(THE RECORDS)
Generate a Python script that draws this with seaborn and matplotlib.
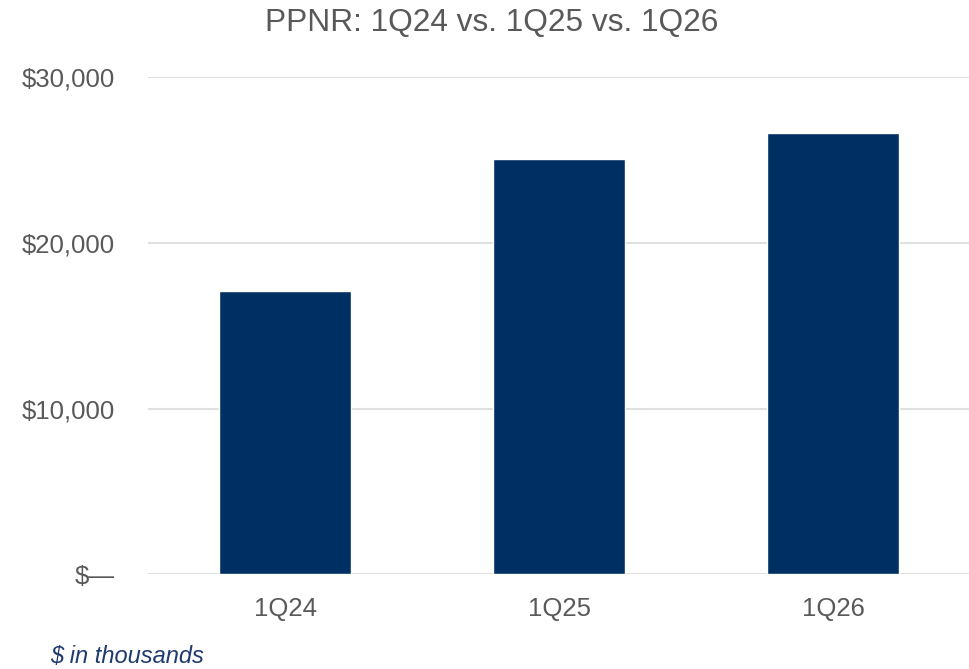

---

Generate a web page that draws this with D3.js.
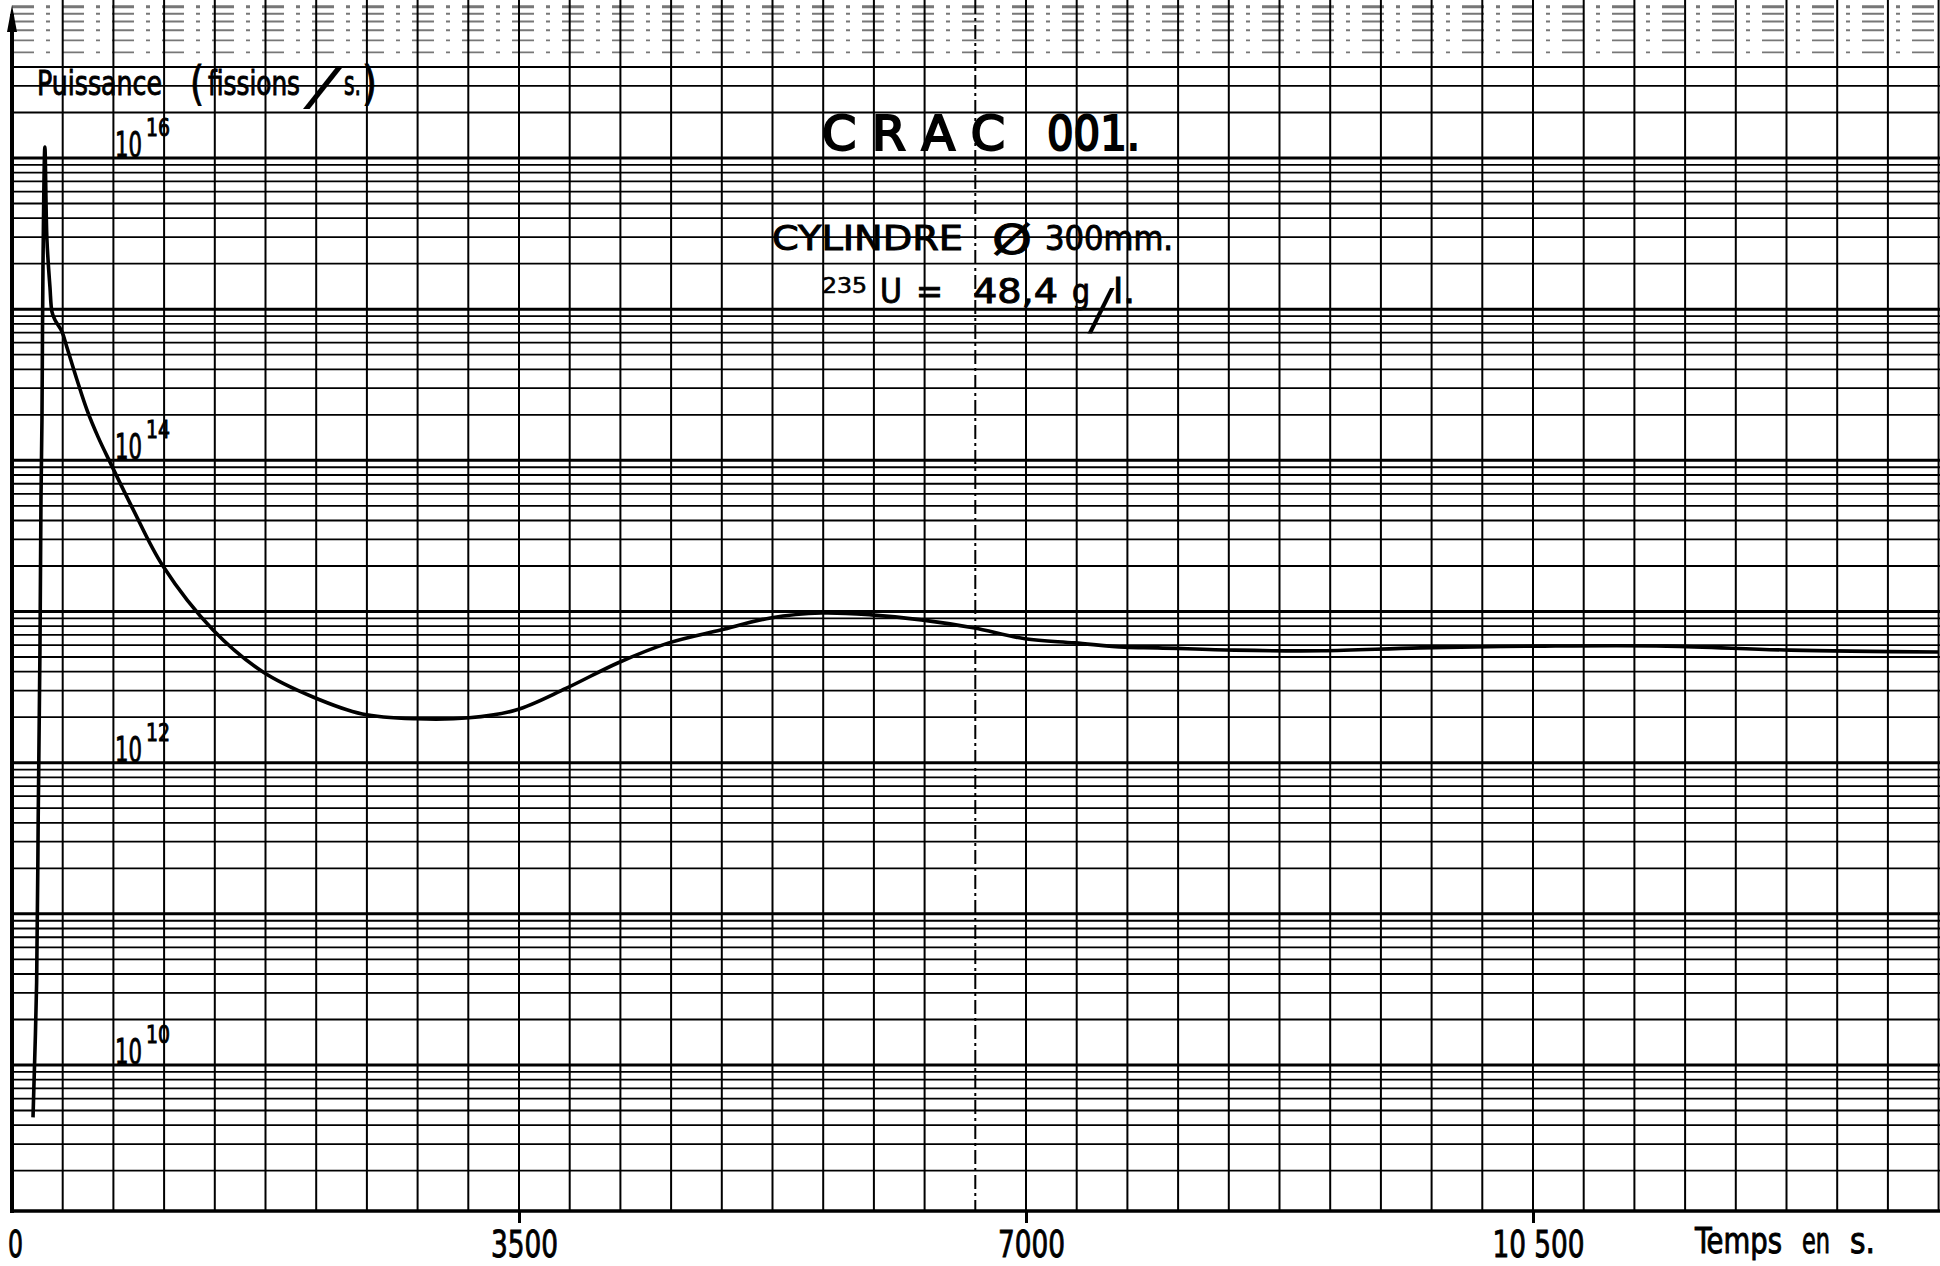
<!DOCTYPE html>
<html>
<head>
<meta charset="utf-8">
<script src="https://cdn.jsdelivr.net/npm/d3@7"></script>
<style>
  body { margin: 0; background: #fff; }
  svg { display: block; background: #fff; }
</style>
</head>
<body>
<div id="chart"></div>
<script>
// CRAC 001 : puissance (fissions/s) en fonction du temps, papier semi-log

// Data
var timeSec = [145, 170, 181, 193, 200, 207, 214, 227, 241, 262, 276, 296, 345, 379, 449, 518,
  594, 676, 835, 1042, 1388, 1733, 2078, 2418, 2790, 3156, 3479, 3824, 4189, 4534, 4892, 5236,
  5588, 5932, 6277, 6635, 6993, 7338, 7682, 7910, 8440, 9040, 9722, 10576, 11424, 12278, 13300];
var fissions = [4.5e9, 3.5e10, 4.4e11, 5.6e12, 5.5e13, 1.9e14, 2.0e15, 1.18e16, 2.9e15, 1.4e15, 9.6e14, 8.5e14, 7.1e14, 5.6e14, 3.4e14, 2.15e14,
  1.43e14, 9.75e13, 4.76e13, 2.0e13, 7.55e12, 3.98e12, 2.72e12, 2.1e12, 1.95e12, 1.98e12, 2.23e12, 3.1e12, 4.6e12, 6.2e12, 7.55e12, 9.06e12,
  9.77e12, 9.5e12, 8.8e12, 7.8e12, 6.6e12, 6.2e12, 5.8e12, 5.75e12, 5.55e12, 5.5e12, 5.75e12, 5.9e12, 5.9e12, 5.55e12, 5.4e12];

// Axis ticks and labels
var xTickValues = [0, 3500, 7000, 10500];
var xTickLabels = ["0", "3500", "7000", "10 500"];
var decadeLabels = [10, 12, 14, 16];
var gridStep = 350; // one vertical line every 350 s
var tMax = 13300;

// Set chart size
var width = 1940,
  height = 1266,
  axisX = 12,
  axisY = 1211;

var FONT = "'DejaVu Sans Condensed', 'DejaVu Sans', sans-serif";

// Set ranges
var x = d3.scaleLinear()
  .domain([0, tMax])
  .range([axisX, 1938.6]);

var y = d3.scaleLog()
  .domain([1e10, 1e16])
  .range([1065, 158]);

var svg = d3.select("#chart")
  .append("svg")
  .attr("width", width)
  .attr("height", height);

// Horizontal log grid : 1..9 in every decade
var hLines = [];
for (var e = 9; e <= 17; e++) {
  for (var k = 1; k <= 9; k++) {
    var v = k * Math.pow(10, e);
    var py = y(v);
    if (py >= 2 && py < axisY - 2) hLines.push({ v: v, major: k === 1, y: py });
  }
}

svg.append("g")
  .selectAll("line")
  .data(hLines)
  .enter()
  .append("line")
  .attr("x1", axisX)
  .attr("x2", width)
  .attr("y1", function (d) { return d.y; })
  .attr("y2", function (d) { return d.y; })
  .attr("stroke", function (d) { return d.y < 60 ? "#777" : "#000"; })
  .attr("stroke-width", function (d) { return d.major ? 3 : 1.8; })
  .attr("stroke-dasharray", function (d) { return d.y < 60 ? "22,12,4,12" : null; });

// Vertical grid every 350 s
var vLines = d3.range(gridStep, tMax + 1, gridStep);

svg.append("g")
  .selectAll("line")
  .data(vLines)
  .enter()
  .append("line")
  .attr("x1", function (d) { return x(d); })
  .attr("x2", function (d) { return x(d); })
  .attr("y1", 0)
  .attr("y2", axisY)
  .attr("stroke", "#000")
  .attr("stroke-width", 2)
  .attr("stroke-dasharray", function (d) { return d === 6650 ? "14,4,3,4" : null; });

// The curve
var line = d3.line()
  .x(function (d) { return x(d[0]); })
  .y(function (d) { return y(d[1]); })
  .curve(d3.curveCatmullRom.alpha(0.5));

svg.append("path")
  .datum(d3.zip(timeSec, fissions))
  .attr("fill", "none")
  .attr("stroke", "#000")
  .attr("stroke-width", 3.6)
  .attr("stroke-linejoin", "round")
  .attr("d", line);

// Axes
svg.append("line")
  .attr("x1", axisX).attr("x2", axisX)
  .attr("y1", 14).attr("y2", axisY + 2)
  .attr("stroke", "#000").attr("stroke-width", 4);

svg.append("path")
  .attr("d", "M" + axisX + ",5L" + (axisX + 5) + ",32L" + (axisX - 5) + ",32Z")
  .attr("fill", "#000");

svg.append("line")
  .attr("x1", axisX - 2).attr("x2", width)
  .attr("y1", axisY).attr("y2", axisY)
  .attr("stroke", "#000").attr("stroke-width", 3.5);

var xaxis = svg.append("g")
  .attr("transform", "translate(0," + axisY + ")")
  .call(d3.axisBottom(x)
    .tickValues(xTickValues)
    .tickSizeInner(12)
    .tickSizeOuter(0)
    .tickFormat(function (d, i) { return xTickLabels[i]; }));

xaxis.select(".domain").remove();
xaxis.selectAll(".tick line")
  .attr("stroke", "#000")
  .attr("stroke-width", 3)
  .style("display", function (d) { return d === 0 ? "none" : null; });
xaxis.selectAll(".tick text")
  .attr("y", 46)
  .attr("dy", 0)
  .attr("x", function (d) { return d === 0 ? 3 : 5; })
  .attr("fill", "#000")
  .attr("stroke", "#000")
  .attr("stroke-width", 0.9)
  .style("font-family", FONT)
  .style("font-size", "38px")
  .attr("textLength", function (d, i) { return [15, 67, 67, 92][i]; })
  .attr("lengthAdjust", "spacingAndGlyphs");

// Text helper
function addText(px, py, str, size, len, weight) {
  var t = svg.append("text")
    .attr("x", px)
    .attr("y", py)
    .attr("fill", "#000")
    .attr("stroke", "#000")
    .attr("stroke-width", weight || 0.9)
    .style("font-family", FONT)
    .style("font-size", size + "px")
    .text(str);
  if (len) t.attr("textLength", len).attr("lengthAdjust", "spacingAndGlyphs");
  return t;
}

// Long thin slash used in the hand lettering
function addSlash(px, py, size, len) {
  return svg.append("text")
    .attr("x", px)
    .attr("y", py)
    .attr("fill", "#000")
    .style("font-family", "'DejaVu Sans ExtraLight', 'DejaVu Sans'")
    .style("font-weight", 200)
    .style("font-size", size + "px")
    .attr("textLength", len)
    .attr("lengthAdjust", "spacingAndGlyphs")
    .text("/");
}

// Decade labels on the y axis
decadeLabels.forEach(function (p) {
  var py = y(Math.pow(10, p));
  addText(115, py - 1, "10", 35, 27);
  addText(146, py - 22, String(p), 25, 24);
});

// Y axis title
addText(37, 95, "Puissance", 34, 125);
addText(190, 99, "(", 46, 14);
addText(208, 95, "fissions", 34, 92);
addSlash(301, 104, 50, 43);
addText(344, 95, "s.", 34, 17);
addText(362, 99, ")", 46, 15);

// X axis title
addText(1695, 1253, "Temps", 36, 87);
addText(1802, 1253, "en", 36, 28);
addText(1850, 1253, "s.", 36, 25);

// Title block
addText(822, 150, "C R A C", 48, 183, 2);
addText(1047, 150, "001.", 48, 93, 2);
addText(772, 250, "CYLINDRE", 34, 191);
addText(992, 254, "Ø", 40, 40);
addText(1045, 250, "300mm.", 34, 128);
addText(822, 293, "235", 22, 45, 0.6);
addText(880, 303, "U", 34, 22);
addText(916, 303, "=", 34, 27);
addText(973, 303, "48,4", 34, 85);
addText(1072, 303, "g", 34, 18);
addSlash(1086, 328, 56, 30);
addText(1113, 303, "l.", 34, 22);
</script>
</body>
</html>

(WHAT IS EXPECTED) Return every line above in which the string "with" occurs.

(OUTPUT BELOW)
Generate a Python script that draws this with seaborn and matplotlib.
Generate a web page that draws this with D3.js.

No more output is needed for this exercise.